Today, Christina is driving up to Tahoe from Sacramento. I haven't seen her..... shit, it's been a few months, it's been since July, damn! I miss her!!!! The only yhitng is, she probably wont be comming down here to G*Ville, which means we are going to have to make it up there. Hmmmmm, maybe she will just come down here after visiting her Mom tonight, and spend the night or something. Either way, i need to see her, i miss that crazy beeyotch! She is like ther missing link in mine, Ang & Jess' brown pride gang! AWWWWW what else!!?? It is day 5... no wait day 6 at The Ellis', and its been AMAZING!!! Tristen is seriously the best baby EVER!! He is so advanced in every way, and every thing that he does makes me forget that he's still just a baby! It's like he's fighting the limits of his baby body and trying to tell us "I'm a grown up already!!" SERIOUSLY! It does remind me of when my brother & sisters kids were babies, some kids who amaze me with how much they are growing, which brings back the issue of I need to get the fuck down to Modesto and get on with it already. I dont know what I'm so afraid of. I decided I wanted to move back there MONTHS ago, then summer in Tahoe happened, and from there it was like a week by week situation, then BAM!! Its Late September already! So no doubt it's time! I just think there is such a stigma with "moving home". It's just hard for me cause one thing i need to realize is that I will ALWAYS be running from my demons, no matter where I go. I just want to put my self in an environment that will let me concentrate on other things, I don't want to make myself feel like I'm in rehab or something, we all know I'm not ready for that. Besides, I miss my family, all the time I spent in Modesto this year made me realize ALOT about myself, it's crazy when you go from a situation where you'r around people that have known you for a year or two, and you feel very close to them in almost every way, then you surround yourself with people that may not think they know so much about you, but they have known you your WHOLE life! There is just a sence of comfort when you can just look someone in the eyes and they know exactly what you are feeling. CRAZY!!
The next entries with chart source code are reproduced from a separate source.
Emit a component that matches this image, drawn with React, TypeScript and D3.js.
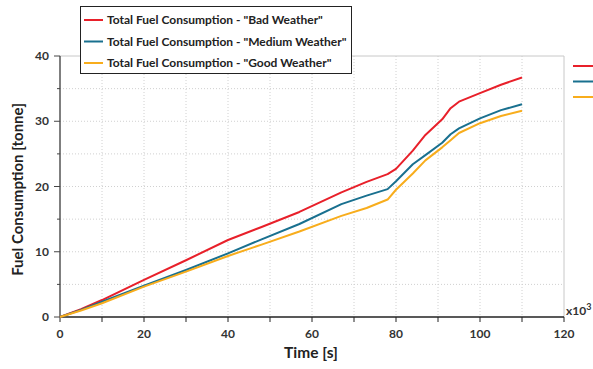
import React from "react";
import * as d3 from "d3";

const time = [0, 5, 10, 20, 30, 40, 48, 57, 67, 73, 78, 80, 84, 87, 91, 93, 95, 100, 105, 110];
const badWeather = [0, 1.2, 2.6, 5.7, 8.7, 11.8, 13.8, 16.1, 19.1, 20.7, 21.9, 22.7, 25.5, 27.9, 30.3, 32.0, 33.0, 34.3, 35.6, 36.7];
const mediumWeather = [0, 1.1, 2.35, 4.8, 7.2, 9.75, 11.9, 14.25, 17.3, 18.6, 19.6, 20.8, 23.4, 24.8, 26.7, 28.0, 28.9, 30.45, 31.7, 32.6];
const goodWeather = [0, 1.0, 2.1, 4.65, 6.95, 9.35, 11.1, 13.1, 15.5, 16.7, 18.0, 19.5, 22.0, 24.0, 26.0, 27.1, 28.2, 29.7, 30.8, 31.6];

const seriesNames = [
  'Total Fuel Consumption - "Bad Weather"',
  'Total Fuel Consumption - "Medium Weather"',
  'Total Fuel Consumption - "Good Weather"',
];
const seriesColors = ["#e8202a", "#19708f", "#f8ad1c"];
const xTicks = [0, 20, 40, 60, 80, 100, 120];
const yTicks = [0, 10, 20, 30, 40];

export default function App() {
  const W = 593, H = 369;
  const x = d3.scaleLinear().domain([0, 120]).range([60, 564]);
  const y = d3.scaleLinear().domain([0, 40]).range([317, 56]);
  const series = [badWeather, mediumWeather, goodWeather];
  const line = d3
    .line<number>()
    .x((_, i) => x(time[i]))
    .y((d) => y(d))
    .curve(d3.curveLinear);
  const font = "Lato, 'Open Sans', sans-serif";
  const gridX = d3.range(10, 120, 10);
  const gridY = d3.range(5, 40, 5);
  const minorX = d3.range(0, 121, 10);
  const minorY = d3.range(0, 41, 5);

  return (
    <svg width={W} height={H} style={{ position: "absolute", left: 0, top: 0, background: "#fff" }}>
      {gridX.map((v) => (
        <line key={"gx" + v} x1={x(v)} x2={x(v)} y1={y(40)} y2={y(0)} stroke="#d0d0d0" strokeDasharray="1,2" />
      ))}
      {gridY.map((v) => (
        <line key={"gy" + v} x1={x(0)} x2={x(120)} y1={y(v)} y2={y(v)} stroke="#d0d0d0" strokeDasharray="1,2" />
      ))}
      <line x1={x(0)} x2={x(120)} y1={y(40)} y2={y(40)} stroke="#c8c8c8" />
      <line x1={x(120)} x2={x(120)} y1={y(40)} y2={y(0)} stroke="#c8c8c8" />
      <line x1={x(0)} x2={x(0)} y1={y(40)} y2={y(0)} stroke="#555" strokeWidth={1.5} />
      <line x1={x(0)} x2={x(120)} y1={y(0)} y2={y(0)} stroke="#222" strokeWidth={1.5} />
      {minorX.map((v) => (
        <line key={"tx" + v} x1={x(v)} x2={x(v)} y1={y(0)} y2={y(0) + 5} stroke="#222" />
      ))}
      {minorY.map((v) => (
        <line key={"ty" + v} x1={x(0) - (v % 10 === 0 ? 6 : 3)} x2={x(0)} y1={y(v)} y2={y(v)} stroke="#444" />
      ))}
      {xTicks.map((v) => (
        <text key={"lx" + v} x={x(v)} y={338} textAnchor="middle" fontFamily={font} fontWeight="bold" fontSize={12} fill="#333">
          {v}
        </text>
      ))}
      {yTicks.map((v) => (
        <text key={"ly" + v} x={49} y={y(v) + 4} textAnchor="end" fontFamily={font} fontWeight="bold" fontSize={12} fill="#333">
          {v}
        </text>
      ))}
      <text x={566} y={315} fontFamily={font} fontWeight="bold" fontSize={12} fill="#333">
        x10
        <tspan dy={-5} fontSize={9}>3</tspan>
      </text>
      <text x={311} y={358} textAnchor="middle" fontFamily={font} fontWeight="bold" fontSize={15.5} fill="#222">
        Time [s]
      </text>
      <text
        transform={`translate(23,${(56 + 317) / 2 + 3}) rotate(-90)`}
        textAnchor="middle"
        fontFamily={font}
        fontWeight="bold"
        fontSize={15}
        fill="#222"
      >
        Fuel Consumption [tonne]
      </text>
      {series.map((s, i) => (
        <path key={"s" + i} d={line(s) || ""} fill="none" stroke={seriesColors[i]} strokeWidth={2} strokeLinejoin="round" />
      ))}
      {seriesColors.map((c, i) => (
        <line key={"rl" + i} x1={573} x2={593} y1={66 + i * 15.5} y2={66 + i * 15.5} stroke={c} strokeWidth={2} />
      ))}
      <rect x={80.5} y={6.5} width={271} height={67} fill="#fff" stroke="#222" />
      {seriesNames.map((n, i) => (
        <g key={"lg" + i}>
          <line x1={84} x2={103} y1={20 + i * 21.5} y2={20 + i * 21.5} stroke={seriesColors[i]} strokeWidth={2} />
          <text x={107} y={24 + i * 21.5} fontFamily={font} fontWeight="bold" fontSize={12} fill="#222">
            {n}
          </text>
        </g>
      ))}
    </svg>
  );
}
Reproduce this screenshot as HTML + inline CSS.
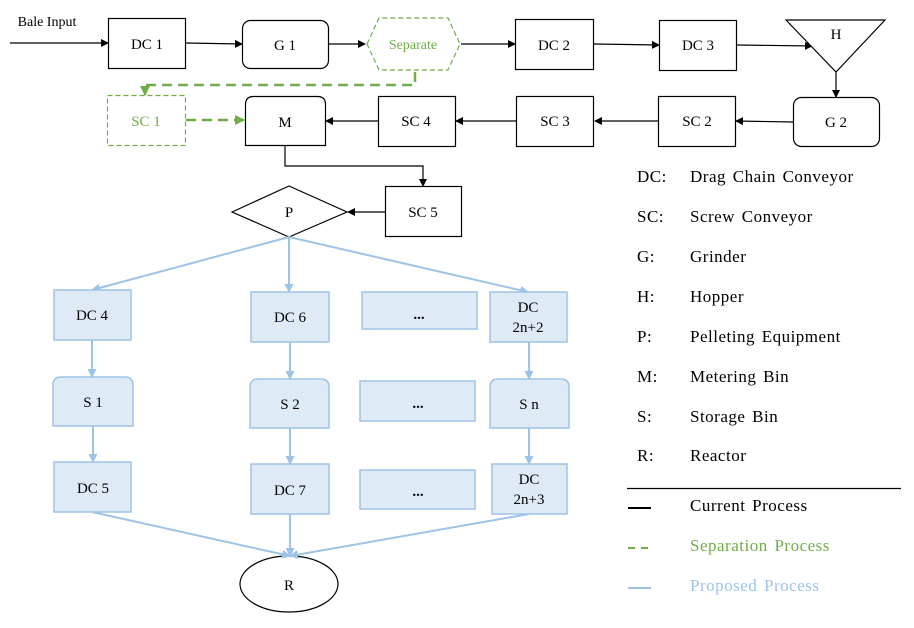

Wednesday, September 24, 2008

Number ONE




Hello blog world!!! So since i know you are all obsessed with me, i thought it was only right that i give you a day to day detail of my very glamorous life!! HAHAHAHHA yea right! But seriously! I really just figured i needed something constructive to spend some time doing, and some of you my very dear friends introduced me into the wonderfull world of blogging! So right now my life is boring, but GREAT!! I've magically disappeared from Tahoe for the last week and have been chillen at The Ellis Estate where my life now consists of baby & reality t.v. (I LOVE it!!!). I am contemplating a proper send off from my world at The Lake, but somehow i feel like i already know the answer to that one(I'm sure you all have your own opinion.). I want to move on in a way that keeps everything in a positive light, i'm not into feeling sorry for myself, or regrets. I respect the good and bad in both past and present, and regardless of any of that, i have great excitement for the future, whatever it may hold. My only worry is that I can live up to my own expectations, whatever those may be. Okay I'm done!